Ritme Gamelan: Gerbang Menuju Transendensi Spiritual

III. Simbolisme Karakter Dewi: Kekuatan Feminim Kosmik

Meskipun Singo Barong mendominasi sebagai representasi kekuatan maskulin (Dewa), peran Dewi dalam Barongan sangat penting. Karakter-karakter feminim, seperti Jathil atau bahkan peran pendukung yang seringkali dihubungkan dengan Dewi Sri (Kesuburan) atau Dewi Durga (Kekuatan Penghancur), membawa dimensi spiritual yang melengkapi. Kehadiran Dewi memastikan bahwa kekuatan yang dipanggil tidak hanya bersifat destruktif atau chaos, tetapi juga regeneratif dan protektif.

Dewi Durga dan Manifestasi Kekuatan Penghancur

Dalam beberapa interpretasi Barongan yang lebih kuno, terutama yang berkaitan dengan ritual panen atau perang, Singo Barong dilihat sebagai wahana bagi Durga atau Kali. Dewi Durga, dalam aspeknya yang menakutkan, adalah pelindung yang siap menghancurkan kejahatan. Gerakan Barongan yang agresif dan taring yang besar mencerminkan aspek ganas dari Dewi ini ketika ia bertarung melawan Asura (roh jahat). Penafsiran ini memberikan justifikasi spiritual atas kekerasan dan energi yang ditampilkan dalam pertunjukan; itu adalah kekerasan suci yang membersihkan desa dari malapetaka dan penyakit.

Pentingnya Dhadhak Merak: Mahkota Ilahi

Elemen Dhadhak Merak, hiasan bulu merak yang megah yang seringkali menyertai Barongan, memiliki signifikansi dewa dewi yang dalam. Merak dalam mitologi Hindu adalah wahana (kendaraan) bagi Dewa Skanda (Kartikeya), dewa perang dan kebijaksanaan. Lebih jauh lagi, bulu merak yang menyerupai mata seribu dikaitkan dengan mata kosmik dan pengetahuan universal. Pemasangan Dhadhak Merak pada Barongan menunjukkan bahwa entitas yang bersemayam di dalamnya adalah entitas yang bijaksana, yang memiliki pandangan holistik terhadap alam semesta, bukan sekadar roh liar. Ini menegaskan status Barongan sebagai wahana bagi Dewa, bukan sekadar setan.

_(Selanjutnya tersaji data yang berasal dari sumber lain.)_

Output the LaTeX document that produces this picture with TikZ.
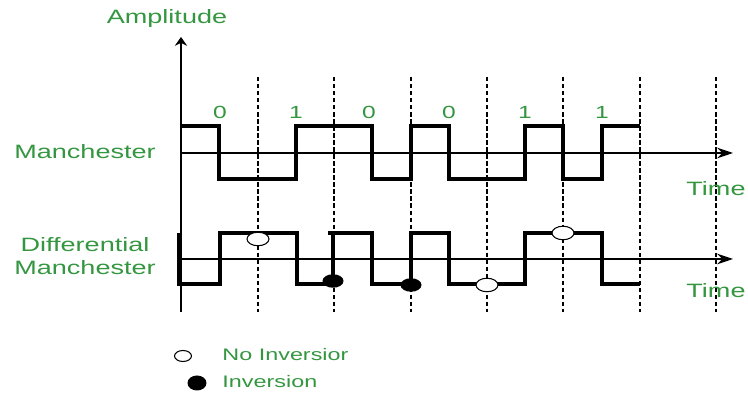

IV. Filosofi Gerak dan Warna dalam Barongan

Setiap gerakan dan setiap warna pada kostum dan topeng Barongan adalah bahasa spiritual. Gerakan kasar dan melompat-lompat selama kesurupan melambangkan ketidakmampuan roh ilahi untuk sepenuhnya beradaptasi dengan keterbatasan tubuh manusia, sebuah perjuangan antara yang fana dan yang abadi. Di sisi lain, gerakan yang tiba-tiba tenang atau menoleh perlahan melambangkan momen-momen pencerahan atau penyampaian wahyu kepada penonton.

Tinjauan Warna Topeng

  1. Merah (Abang): Melambangkan keberanian, energi, dan aspek Rajas (gairah/aksi). Ini adalah warna utama Singo Barong, menekankan kekuatan destruktif dan protektif yang dipancarkan oleh dewa.
  2. Putih (Pethak): Melambangkan kesucian, kejernihan, dan aspek Sattwa (keseimbangan/kebaikan). Sering terlihat pada hiasan atau wajah karakter pendamping yang berfungsi sebagai penyembuh atau perantara.
  3. Hitam (Ireng): Melambangkan misteri, kekekalan, dan aspek Tamas (kegelapan/keabadian). Warna ini menandai kedalaman spiritual dan sering dikaitkan dengan roh leluhur atau kekuatan yang tidak dapat dipahami.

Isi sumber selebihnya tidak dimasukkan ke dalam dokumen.